● **Collected data**:
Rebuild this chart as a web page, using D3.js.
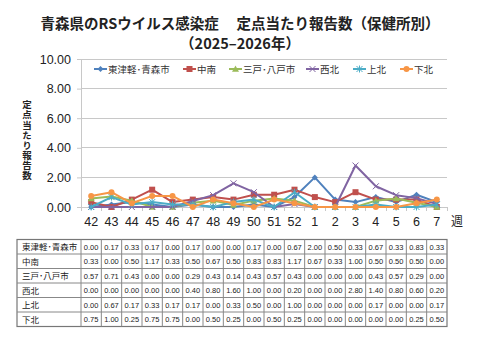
<!DOCTYPE html>
<html><head><meta charset="utf-8">
<script src="https://cdn.jsdelivr.net/npm/d3@7"></script>
<style>
html,body{margin:0;padding:0;background:#fff;}
svg{display:block;font-family:"Noto Sans CJK JP","Noto Sans",sans-serif;}
</style></head>
<body>
<svg id="c" width="480" height="360"></svg>
<script>
const weeks = ["42","43","44","45","46","47","48","49","50","51","52","1","2","3","4","5","6","7"];
const seriesNames = ["東津軽･青森市","中南","三戸･八戸市","西北","上北","下北"];
const higashiTsugaru = [0.00,0.17,0.33,0.17,0.00,0.17,0.00,0.00,0.17,0.00,0.67,2.00,0.50,0.33,0.67,0.33,0.83,0.33];
const chunan = [0.33,0.00,0.50,1.17,0.33,0.50,0.67,0.50,0.83,0.83,1.17,0.67,0.33,1.00,0.50,0.50,0.50,0.00];
const sannohe = [0.57,0.71,0.43,0.00,0.00,0.29,0.43,0.14,0.43,0.57,0.43,0.00,0.00,0.00,0.43,0.57,0.29,0.00];
const seihoku = [0.00,0.00,0.00,0.00,0.00,0.40,0.80,1.60,1.00,0.00,0.20,0.00,0.00,2.80,1.40,0.80,0.60,0.20];
const kamikita = [0.00,0.67,0.17,0.33,0.17,0.17,0.00,0.33,0.50,0.00,1.00,0.00,0.00,0.00,0.17,0.00,0.00,0.17];
const shimokita = [0.75,1.00,0.25,0.75,0.75,0.00,0.50,0.25,0.00,0.50,0.25,0.00,0.00,0.00,0.00,0.00,0.25,0.50];
const yTicks = [0,2,4,6,8,10];
const colors = ["#4F81BD","#C0504D","#9BBB59","#8064A2","#4BACC6","#F79646"];
const markers = ["diamond","square","triangle","x","star","circle"];
const allSeries = [higashiTsugaru,chunan,sannohe,seihoku,kamikita,shimokita];

const svg = d3.select("#c");
const L = 81, R = 447, T = 59, B = 207;
const x = d3.scaleBand().domain(weeks).range([L,R]);
const y = d3.scaleLinear().domain([0,10]).range([B,T]);

// title
svg.append("text").attr("x",240).attr("y",29).attr("text-anchor","middle")
  .attr("font-size",14.5).attr("font-weight","bold").attr("fill","#222")
  .text("青森県のRSウイルス感染症\u3000 定点当たり報告数（保健所別）");
svg.append("text").attr("x",240).attr("y",49).attr("text-anchor","middle")
  .attr("font-size",14.5).attr("font-weight","bold").attr("fill","#222")
  .text("（2025–2026年）");

// gridlines
svg.append("g").selectAll("line").data(yTicks).join("line")
  .attr("x1",L).attr("x2",R).attr("y1",d=>y(d)).attr("y2",d=>y(d))
  .attr("stroke","#c8c8c8").attr("stroke-width",1).attr("shape-rendering","crispEdges");

// y axis
const yAxis = svg.append("g").attr("transform",`translate(${L},0)`)
  .call(d3.axisLeft(y).tickValues(yTicks).tickFormat(d3.format(".2f")).tickSize(4).tickPadding(6));
yAxis.select(".domain").attr("stroke","#c8c8c8");
yAxis.selectAll(".tick line").attr("stroke","#c8c8c8");
yAxis.selectAll("text").attr("font-size",12.5).attr("fill","#222").attr("font-family","Liberation Sans, Arial, sans-serif");

// x axis
const xAxis = svg.append("g").attr("transform",`translate(0,${B})`)
  .call(d3.axisBottom(x).tickSize(0).tickPadding(10));
xAxis.select(".domain").attr("stroke","#c8c8c8");
xAxis.selectAll("text").attr("font-size",12.5).attr("fill","#222").attr("font-family","Liberation Sans, Arial, sans-serif");
svg.append("g").selectAll("line").data(d3.range(weeks.length+1)).join("line")
  .attr("x1",i=>L+i*x.step()).attr("x2",i=>L+i*x.step())
  .attr("y1",B).attr("y2",B+4).attr("stroke","#c8c8c8").attr("shape-rendering","crispEdges");
svg.append("text").attr("x",457).attr("y",226).attr("text-anchor","middle")
  .attr("font-size",12).attr("fill","#222").text("週");

// y axis title (vertical)
svg.append("text").attr("x",27).attr("y",100)
  .attr("writing-mode","vertical-rl").style("writing-mode","vertical-rl")
  .attr("font-size",9.5).attr("letter-spacing",0.6).attr("font-weight","bold").attr("fill","#222")
  .text("定点当たり報告数");

function drawMarker(g, type, cx, cy, color){
  const s = 3;
  if(type==="diamond"){
    g.append("path").attr("d",`M${cx},${cy-s}L${cx+s},${cy}L${cx},${cy+s}L${cx-s},${cy}Z`).attr("fill",color);
  } else if(type==="square"){
    g.append("rect").attr("x",cx-3).attr("y",cy-3).attr("width",6).attr("height",6).attr("fill",color);
  } else if(type==="triangle"){
    g.append("path").attr("d",`M${cx},${cy-3.5}L${cx+3.5},${cy+2.8}L${cx-3.5},${cy+2.8}Z`).attr("fill",color);
  } else if(type==="x"){
    g.append("path").attr("d",`M${cx-3},${cy-3}L${cx+3},${cy+3}M${cx-3},${cy+3}L${cx+3},${cy-3}`).attr("stroke",color).attr("stroke-width",1);
  } else if(type==="star"){
    g.append("path").attr("d",`M${cx-3},${cy-3}L${cx+3},${cy+3}M${cx-3},${cy+3}L${cx+3},${cy-3}M${cx},${cy-3.5}L${cx},${cy+3.5}`).attr("stroke",color).attr("stroke-width",1);
  } else {
    g.append("circle").attr("cx",cx).attr("cy",cy).attr("r",3).attr("fill",color);
  }
}

const cx = d => x(d) + x.bandwidth()/2;
const line = d3.line().x((d,i)=>cx(weeks[i])).y(d=>y(d));
allSeries.forEach((vals,si)=>{
  const g = svg.append("g");
  g.append("path").datum(vals).attr("d",line).attr("fill","none")
    .attr("stroke",colors[si]).attr("stroke-width",2).attr("stroke-linejoin","round");
  vals.forEach((v,i)=>drawMarker(g, markers[si], cx(weeks[i]), y(v), colors[si]));
});

// legend
const legX = [94,183,229,306,353,400];
const leg = svg.append("g");
seriesNames.forEach((n,i)=>{
  const lx = legX[i], ly = 69;
  leg.append("line").attr("x1",lx).attr("x2",lx+13).attr("y1",ly).attr("y2",ly)
    .attr("stroke",colors[i]).attr("stroke-width",2);
  drawMarker(leg, markers[i], lx+6.5, ly, colors[i]);
  leg.append("text").attr("x",lx+14).attr("y",ly+3.5).attr("font-size",9.5).attr("fill","#333").text(n);
});

// table
const tT = 239.5, rowH = 14.5, tL = 17;
const tg = svg.append("g");
tg.append("rect").attr("x",tL).attr("y",tT).attr("width",R-tL).attr("height",rowH*6)
  .attr("fill","none").attr("stroke","#777").attr("stroke-width",1.2);
for(let r=1;r<6;r++){
  tg.append("line").attr("x1",tL).attr("x2",R).attr("y1",tT+r*rowH).attr("y2",tT+r*rowH)
    .attr("stroke","#888").attr("stroke-width",1);
}
tg.selectAll("line.col").data(weeks).join("line").attr("class","col")
  .attr("x1",d=>x(d)).attr("x2",d=>x(d)).attr("y1",tT).attr("y2",tT+rowH*6)
  .attr("stroke","#888").attr("stroke-width",1);
allSeries.forEach((vals,si)=>{
  const yy = tT + si*rowH + rowH/2 + 3;
  tg.append("text").attr("x",tL+5).attr("y",yy+0.5).attr("font-size",8.5).attr("fill","#222").text(seriesNames[si]);
  tg.selectAll(null).data(vals).join("text")
    .attr("x",(d,i)=>cx(weeks[i])).attr("y",yy).attr("text-anchor","middle")
    .attr("font-size",7.5).attr("fill","#222").attr("font-family","Liberation Sans, Arial, sans-serif")
    .text(d=>d.toFixed(2));
});
</script>
</body></html>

● **The request**:
Please extract exactly the lines of the data, from the first through the line containing "const y = d3.scaleLinear().domain([0,10]).range([B,T]);", and add no pictures to the copy.

● **Response to the exercise**:
Rebuild this chart as a web page, using D3.js.
<!DOCTYPE html>
<html><head><meta charset="utf-8">
<script src="https://cdn.jsdelivr.net/npm/d3@7"></script>
<style>
html,body{margin:0;padding:0;background:#fff;}
svg{display:block;font-family:"Noto Sans CJK JP","Noto Sans",sans-serif;}
</style></head>
<body>
<svg id="c" width="480" height="360"></svg>
<script>
const weeks = ["42","43","44","45","46","47","48","49","50","51","52","1","2","3","4","5","6","7"];
const seriesNames = ["東津軽･青森市","中南","三戸･八戸市","西北","上北","下北"];
const higashiTsugaru = [0.00,0.17,0.33,0.17,0.00,0.17,0.00,0.00,0.17,0.00,0.67,2.00,0.50,0.33,0.67,0.33,0.83,0.33];
const chunan = [0.33,0.00,0.50,1.17,0.33,0.50,0.67,0.50,0.83,0.83,1.17,0.67,0.33,1.00,0.50,0.50,0.50,0.00];
const sannohe = [0.57,0.71,0.43,0.00,0.00,0.29,0.43,0.14,0.43,0.57,0.43,0.00,0.00,0.00,0.43,0.57,0.29,0.00];
const seihoku = [0.00,0.00,0.00,0.00,0.00,0.40,0.80,1.60,1.00,0.00,0.20,0.00,0.00,2.80,1.40,0.80,0.60,0.20];
const kamikita = [0.00,0.67,0.17,0.33,0.17,0.17,0.00,0.33,0.50,0.00,1.00,0.00,0.00,0.00,0.17,0.00,0.00,0.17];
const shimokita = [0.75,1.00,0.25,0.75,0.75,0.00,0.50,0.25,0.00,0.50,0.25,0.00,0.00,0.00,0.00,0.00,0.25,0.50];
const yTicks = [0,2,4,6,8,10];
const colors = ["#4F81BD","#C0504D","#9BBB59","#8064A2","#4BACC6","#F79646"];
const markers = ["diamond","square","triangle","x","star","circle"];
const allSeries = [higashiTsugaru,chunan,sannohe,seihoku,kamikita,shimokita];

const svg = d3.select("#c");
const L = 81, R = 447, T = 59, B = 207;
const x = d3.scaleBand().domain(weeks).range([L,R]);
const y = d3.scaleLinear().domain([0,10]).range([B,T]);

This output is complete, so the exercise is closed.